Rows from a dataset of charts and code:

★ ★ ★ ★

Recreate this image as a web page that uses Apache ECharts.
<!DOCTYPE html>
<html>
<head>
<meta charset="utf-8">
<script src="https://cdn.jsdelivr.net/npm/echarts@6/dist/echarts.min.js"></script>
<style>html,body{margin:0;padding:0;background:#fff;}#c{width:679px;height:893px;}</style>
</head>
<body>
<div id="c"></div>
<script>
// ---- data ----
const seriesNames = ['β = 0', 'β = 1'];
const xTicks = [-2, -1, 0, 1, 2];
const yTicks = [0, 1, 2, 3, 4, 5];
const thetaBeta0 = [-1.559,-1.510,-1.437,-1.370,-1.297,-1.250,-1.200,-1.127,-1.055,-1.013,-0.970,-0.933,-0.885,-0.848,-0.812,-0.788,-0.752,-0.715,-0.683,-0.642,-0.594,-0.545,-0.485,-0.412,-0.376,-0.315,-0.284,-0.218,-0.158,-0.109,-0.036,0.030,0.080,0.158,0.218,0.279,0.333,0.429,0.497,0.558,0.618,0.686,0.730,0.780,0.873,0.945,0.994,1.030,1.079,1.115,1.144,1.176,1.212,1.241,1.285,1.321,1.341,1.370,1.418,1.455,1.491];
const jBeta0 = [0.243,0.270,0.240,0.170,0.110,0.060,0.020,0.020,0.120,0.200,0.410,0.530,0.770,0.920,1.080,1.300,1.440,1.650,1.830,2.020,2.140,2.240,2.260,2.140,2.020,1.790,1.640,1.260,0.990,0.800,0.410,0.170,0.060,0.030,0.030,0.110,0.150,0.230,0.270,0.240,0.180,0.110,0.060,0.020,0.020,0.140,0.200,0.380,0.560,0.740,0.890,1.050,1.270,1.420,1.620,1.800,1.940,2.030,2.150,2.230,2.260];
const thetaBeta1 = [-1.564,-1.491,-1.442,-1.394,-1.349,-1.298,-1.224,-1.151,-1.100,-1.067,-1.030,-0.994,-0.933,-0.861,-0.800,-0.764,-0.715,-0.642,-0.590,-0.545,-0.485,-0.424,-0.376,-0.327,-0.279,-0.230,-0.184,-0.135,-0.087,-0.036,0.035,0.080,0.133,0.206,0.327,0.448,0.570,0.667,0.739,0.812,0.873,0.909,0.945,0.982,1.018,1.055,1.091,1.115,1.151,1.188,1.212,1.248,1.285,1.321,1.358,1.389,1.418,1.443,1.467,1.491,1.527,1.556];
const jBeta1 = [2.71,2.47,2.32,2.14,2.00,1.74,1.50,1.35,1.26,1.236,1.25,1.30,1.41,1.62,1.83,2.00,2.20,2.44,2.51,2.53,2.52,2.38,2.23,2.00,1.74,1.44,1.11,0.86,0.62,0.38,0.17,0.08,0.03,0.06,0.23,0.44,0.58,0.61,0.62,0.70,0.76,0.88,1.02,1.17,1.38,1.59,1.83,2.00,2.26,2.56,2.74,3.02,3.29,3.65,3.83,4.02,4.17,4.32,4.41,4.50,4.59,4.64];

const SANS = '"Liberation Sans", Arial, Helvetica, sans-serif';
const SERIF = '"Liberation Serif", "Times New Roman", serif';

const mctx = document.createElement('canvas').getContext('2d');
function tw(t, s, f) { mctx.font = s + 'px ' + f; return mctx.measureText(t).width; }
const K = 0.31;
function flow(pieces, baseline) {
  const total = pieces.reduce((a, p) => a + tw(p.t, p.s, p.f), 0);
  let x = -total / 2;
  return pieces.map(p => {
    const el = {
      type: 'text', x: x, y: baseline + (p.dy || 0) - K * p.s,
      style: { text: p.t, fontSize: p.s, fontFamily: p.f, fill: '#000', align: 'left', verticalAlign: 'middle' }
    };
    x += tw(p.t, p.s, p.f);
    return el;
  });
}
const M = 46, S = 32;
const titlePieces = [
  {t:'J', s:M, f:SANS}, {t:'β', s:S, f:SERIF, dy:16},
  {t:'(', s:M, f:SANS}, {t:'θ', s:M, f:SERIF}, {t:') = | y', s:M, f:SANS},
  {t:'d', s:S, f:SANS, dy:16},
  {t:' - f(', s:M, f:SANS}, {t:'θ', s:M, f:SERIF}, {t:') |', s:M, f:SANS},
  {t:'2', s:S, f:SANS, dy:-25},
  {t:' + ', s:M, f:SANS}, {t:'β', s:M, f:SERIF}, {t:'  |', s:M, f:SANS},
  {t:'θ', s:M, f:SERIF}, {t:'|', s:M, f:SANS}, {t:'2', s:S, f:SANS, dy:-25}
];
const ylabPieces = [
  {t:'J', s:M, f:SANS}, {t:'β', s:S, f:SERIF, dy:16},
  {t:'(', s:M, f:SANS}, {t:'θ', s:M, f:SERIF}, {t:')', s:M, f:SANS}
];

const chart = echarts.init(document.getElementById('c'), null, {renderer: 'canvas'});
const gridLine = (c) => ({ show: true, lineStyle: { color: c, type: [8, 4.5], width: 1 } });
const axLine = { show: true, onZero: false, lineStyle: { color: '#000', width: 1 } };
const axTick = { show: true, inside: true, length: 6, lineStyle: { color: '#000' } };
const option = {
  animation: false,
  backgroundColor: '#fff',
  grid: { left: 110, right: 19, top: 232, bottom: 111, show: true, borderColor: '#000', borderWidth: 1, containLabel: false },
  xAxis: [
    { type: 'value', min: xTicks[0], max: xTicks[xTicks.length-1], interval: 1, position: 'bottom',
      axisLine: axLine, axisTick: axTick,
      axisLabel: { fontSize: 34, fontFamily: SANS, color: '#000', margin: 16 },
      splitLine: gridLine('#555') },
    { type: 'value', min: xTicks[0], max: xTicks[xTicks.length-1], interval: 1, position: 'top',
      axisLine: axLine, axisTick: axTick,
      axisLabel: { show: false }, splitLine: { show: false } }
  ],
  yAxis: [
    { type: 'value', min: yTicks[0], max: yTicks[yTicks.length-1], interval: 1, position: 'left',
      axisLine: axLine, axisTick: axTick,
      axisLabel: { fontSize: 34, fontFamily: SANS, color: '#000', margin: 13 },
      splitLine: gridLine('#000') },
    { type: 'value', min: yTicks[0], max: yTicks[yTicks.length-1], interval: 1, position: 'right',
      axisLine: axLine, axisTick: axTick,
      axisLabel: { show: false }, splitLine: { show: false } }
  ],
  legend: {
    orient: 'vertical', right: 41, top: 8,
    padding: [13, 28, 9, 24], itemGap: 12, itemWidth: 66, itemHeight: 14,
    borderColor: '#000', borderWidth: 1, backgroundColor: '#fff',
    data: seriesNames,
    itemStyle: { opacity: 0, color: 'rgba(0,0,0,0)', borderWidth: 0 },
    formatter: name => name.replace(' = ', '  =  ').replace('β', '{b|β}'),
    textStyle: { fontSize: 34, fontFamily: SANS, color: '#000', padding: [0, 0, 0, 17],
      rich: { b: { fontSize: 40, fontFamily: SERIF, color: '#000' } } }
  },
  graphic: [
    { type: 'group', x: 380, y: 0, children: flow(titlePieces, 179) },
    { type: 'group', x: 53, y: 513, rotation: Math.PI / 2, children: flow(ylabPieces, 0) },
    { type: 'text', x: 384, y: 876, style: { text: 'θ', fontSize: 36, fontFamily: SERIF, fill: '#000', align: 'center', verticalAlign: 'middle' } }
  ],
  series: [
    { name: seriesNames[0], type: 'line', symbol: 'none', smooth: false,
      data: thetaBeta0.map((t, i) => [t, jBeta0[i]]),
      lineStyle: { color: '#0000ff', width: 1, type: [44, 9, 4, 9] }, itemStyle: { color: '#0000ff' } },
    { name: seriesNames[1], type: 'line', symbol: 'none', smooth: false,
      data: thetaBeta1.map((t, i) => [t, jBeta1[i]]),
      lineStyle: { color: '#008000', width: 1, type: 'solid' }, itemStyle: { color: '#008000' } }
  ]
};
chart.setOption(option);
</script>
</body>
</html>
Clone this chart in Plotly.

★ ★ ★ ★

TASK DETAILS: Filter the entries and copy out every line with the word "this".

EXPECTED ANSWER:
Recreate this image as a web page that uses Apache ECharts.
Clone this chart in Plotly.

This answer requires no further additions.